BACKGROUND: Recent studies have demonstrated a direct involvement of B7-H1, PD-1 and FOXP3 molecules in the immune escape of cancer. B7-H1 is an inhibitory molecule that binds to PD-1 on T lymphocytes, while FOXP3 is a marker for regulatory T cells (T(regs)). We have previously demonstrated the association of B7-H1-expressing T infiltrating lymphocytes (TIL) with high-risk breast cancer patients while other studies reported the involvement of FOXP3+ T(regs )as a bad prognostic factor in breast tumors. Although the co-existence between the two types of cells has been demonstrated in vitro and animal models, their relative infiltration and correlation with the clinicopathological parameters of cancer patients have not been well studied.
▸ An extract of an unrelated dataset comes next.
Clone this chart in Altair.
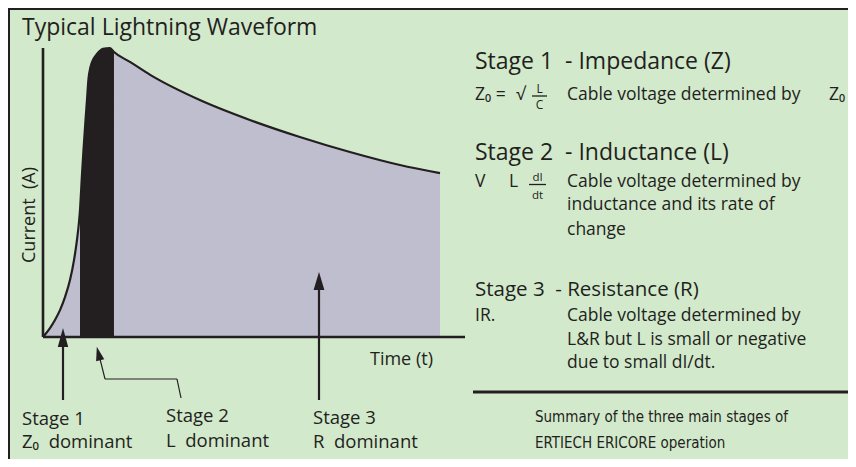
import altair as alt
import pandas as pd

# ---------------- data ----------------
# Waveform: time (arbitrary units, 0-100) vs current (% of peak)
time_vals = [0, 1.76, 3.02, 4.28, 5.54, 6.80, 7.81, 8.56, 9.07, 9.32, 9.82, 10.2, 10.71, 11.08,
             11.46, 11.96, 12.85, 13.6, 15.11, 16.88, 17.88, 21.9, 27.0, 39.5, 52.1, 64.7,
             77.3, 89.9, 100]
current_vals = [0, 3.1, 5.9, 9.3, 13.8, 19.7, 26.6, 33.6, 39.8, 43.9, 56.1, 64.7, 75.1, 82.0,
                89.3, 93.4, 96.5, 97.9, 99.7, 100, 98.6, 95.2, 90.7, 82.0, 75.1, 69.2,
                64.0, 59.5, 56.7]
stage_names = ["Stage 1", "Stage 2", "Stage 3"]
stage_bounds = [0, 9.32, 17.88, 100]        # time where each stage starts / ends
stage_colors = ["#bfbecf", "#231f20", "#bfbecf"]
axis_time_max = 106.3
axis_current_max = 100

# ---------------- build tables ----------------
wave = pd.DataFrame({"time": time_vals, "current": current_vals})
rows = []
for i, s in enumerate(stage_names):
    lo, hi = stage_bounds[i], stage_bounds[i + 1]
    for t, c in zip(time_vals, current_vals):
        if lo <= t <= hi:
            rows.append({"time": t, "current": c, "stage": s})
areas = pd.DataFrame(rows)
dummy = pd.DataFrame({"d": [0]})

OFF = 8  # page margin: reference pixel -> chart pixel
INK = "#231f20"
FONT = "Open Sans"
COND = "DejaVu Sans Condensed, Liberation Sans Narrow, Roboto Condensed, Roboto"
W, H = 840, 451
SP = "\u00a0"

xs = alt.Scale(domain=[0, 100], range=[43 - OFF, 440 - OFF])
ys = alt.Scale(domain=[0, 100], range=[337 - OFF, 48 - OFF])

layers = []

# border (top and left)
layers.append(alt.Chart(dummy).mark_rule(color=INK, strokeWidth=3).encode(
    x=alt.value(0), x2=alt.value(W), y=alt.value(0.5)))
layers.append(alt.Chart(dummy).mark_rule(color=INK, strokeWidth=3).encode(
    x=alt.value(0.5), y=alt.value(0), y2=alt.value(H)))

# stage areas
layers.append(alt.Chart(areas).mark_area(interpolate="monotone", opacity=1).encode(
    x=alt.X("time:Q", scale=xs, axis=None),
    y=alt.Y("current:Q", scale=ys, axis=None, stack=None),
    color=alt.Color("stage:N", scale=alt.Scale(domain=stage_names, range=stage_colors), legend=None),
    detail="stage:N",
))
# waveform outline
layers.append(alt.Chart(wave).mark_line(interpolate="monotone", color=INK, strokeWidth=2.2).encode(
    x=alt.X("time:Q", scale=xs, axis=None),
    y=alt.Y("current:Q", scale=ys, axis=None),
    order="time:Q",
))
# axes lines
layers.append(alt.Chart(dummy).mark_rule(color=INK, strokeWidth=2.6).encode(
    x=alt.datum(0, scale=xs), y=alt.datum(0, scale=ys), y2=alt.datum(axis_current_max)))
layers.append(alt.Chart(dummy).mark_rule(color=INK, strokeWidth=2.6).encode(
    y=alt.datum(0, scale=ys), x=alt.datum(0, scale=xs), x2=alt.datum(axis_time_max)))


def seg(x1, y1, x2, y2, w=2.0):
    return alt.Chart(dummy).mark_rule(color=INK, strokeWidth=w, strokeCap="butt").encode(
        x=alt.value(x1 - OFF), y=alt.value(y1 - OFF), x2=alt.value(x2 - OFF), y2=alt.value(y2 - OFF))


def head(x, y, length, halfw, angle=0):
    path = f"M0,-1L{halfw:.3f},1L{-halfw:.3f},1Z"
    return alt.Chart(dummy).mark_point(shape=path, filled=True, color=INK, opacity=1,
                                       size=length ** 2, angle=angle, strokeWidth=0).encode(
        x=alt.value(x - OFF), y=alt.value(y - OFF))


# arrows
layers += [seg(63, 346, 63, 400, 2.2), head(63, 337.5, 19, 0.55)]
layers += [seg(100, 359, 105, 379, 1.2), seg(105, 379, 177, 379, 1.2), seg(177, 379, 181, 398, 1.2),
           head(98.5, 353.5, 14, 0.6, 346)]
layers += [seg(319, 289, 319, 400, 2.2), head(319, 281, 18, 0.6)]

# right column separator
layers.append(seg(473, 392, 850, 392, 2.8))
# fraction bars
layers.append(seg(532, 96, 547, 96, 1.3))
layers.append(seg(529, 184.5, 546, 184.5, 1.3))


def txt(s, x, y, size, align="left", angle=0, font=FONT):
    return alt.Chart(dummy).mark_text(text=s, font=font, fontSize=size, color=INK, align=align,
                                      baseline="alphabetic", angle=angle).encode(
        x=alt.value(x - OFF), y=alt.value(y - OFF))


layers += [
    txt("Typical Lightning Waveform", 22, 35, 23),
    txt("Current" + SP + SP + "(A)", 35, 215, 18, align="center", angle=270),
    txt("Time (t)", 370, 365, 18),
    txt("Stage 1", 22, 425, 18.5), txt("Z\u2080" + SP + SP + "dominant", 22, 448, 18.5),
    txt("Stage 2", 166, 422, 18.5), txt("L" + SP + SP + "dominant", 166, 447, 18.5),
    txt("Stage 3", 313, 424, 18.5), txt("R" + SP + SP + "dominant", 313, 448, 18.5),
    # right column
    txt("Stage 1" + SP + SP + "- Impedance (Z)", 475, 69, 23),
    txt("Z\u2080 =", 475, 100, 17.5),
    txt("\u221a", 516, 100, 17.5),
    txt("L", 539.5, 93, 12, align="center"), txt("C", 539.5, 109, 12, align="center"),
    txt("Cable voltage determined by", 567, 100, 17.5),
    txt("Z\u2080", 829, 100, 17.5),
    txt("Stage 2" + SP + SP + "- Inductance (L)", 475, 160, 23),
    txt("V", 475, 187, 17.5), txt("L", 509, 187, 17.5),
    txt("dI", 537.5, 181, 11.5, align="center"), txt("dt", 537.5, 198.5, 11.5, align="center"),
    txt("Cable voltage determined by", 567, 187, 17.5),
    txt("inductance and its rate of", 567, 210, 17.5),
    txt("change", 567, 235, 17.5),
    txt("Stage 3" + SP + SP + "- Resistance (R)", 475, 296, 20.5),
    txt("IR.", 475, 321, 17.5),
    txt("Cable voltage determined by", 567, 321, 17.5),
    txt("L&R but L is small or negative", 567, 345, 17.5),
    txt("due to small dI/dt.", 567, 368, 17.5),
    txt("Summary of the three main stages of", 535, 422, 15, font=COND),
    txt("ERTIECH ERICORE operation", 535, 448, 15, font=COND),
]

chart = alt.layer(*layers).properties(
    width=W, height=H, padding=0, background="#d2e9cc",
    autosize=alt.AutoSizeParams(type="none"),
).configure_view(stroke=None).resolve_scale(color="independent")

chart.save("out.html", embed_options={"renderer": "svg", "actions": False})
Therefore, we investigated TIL-expressing the B7-H1, PD-1, and FOXP3 molecules, in the microenvironment of human breast tumors and their possible association with the progression of the disease. METHODS: Using immunohistochemistry, tumor sections from 62 breast cancer patients were co-stained for B7-H1, PD-1 and FOXP3 molecules and their expression was statistically correlated with factors known to be involved in the progression of the disease. RESULTS: A co-existence of B7-H1(+ )T lymphocytes and FOXP3(+ )T(regs )was evidenced by the highly significant correlation of these molecules (P < .0001) and their expression by different T lymphocyte subsets was clearly demonstrated. Interestingly, concomitant presence of FOXP3(+ )T(regs), B7-H1(+ )and PD-1(+ )TIL synergistically correlated with high histological grade (III) (P < .001), estrogen receptor negative status (P = .017), and the presence of severe lymphocytic infiltration (P = .022). CONCLUSION: Accumulation of TIL-expressing such inhibitory molecules may deteriorate the immunity of high-risk breast cancer patients and this should encourage vigorous combinatorial immunotherapeutic approaches targeting T(regs )and B7-H1/PD-1 molecules.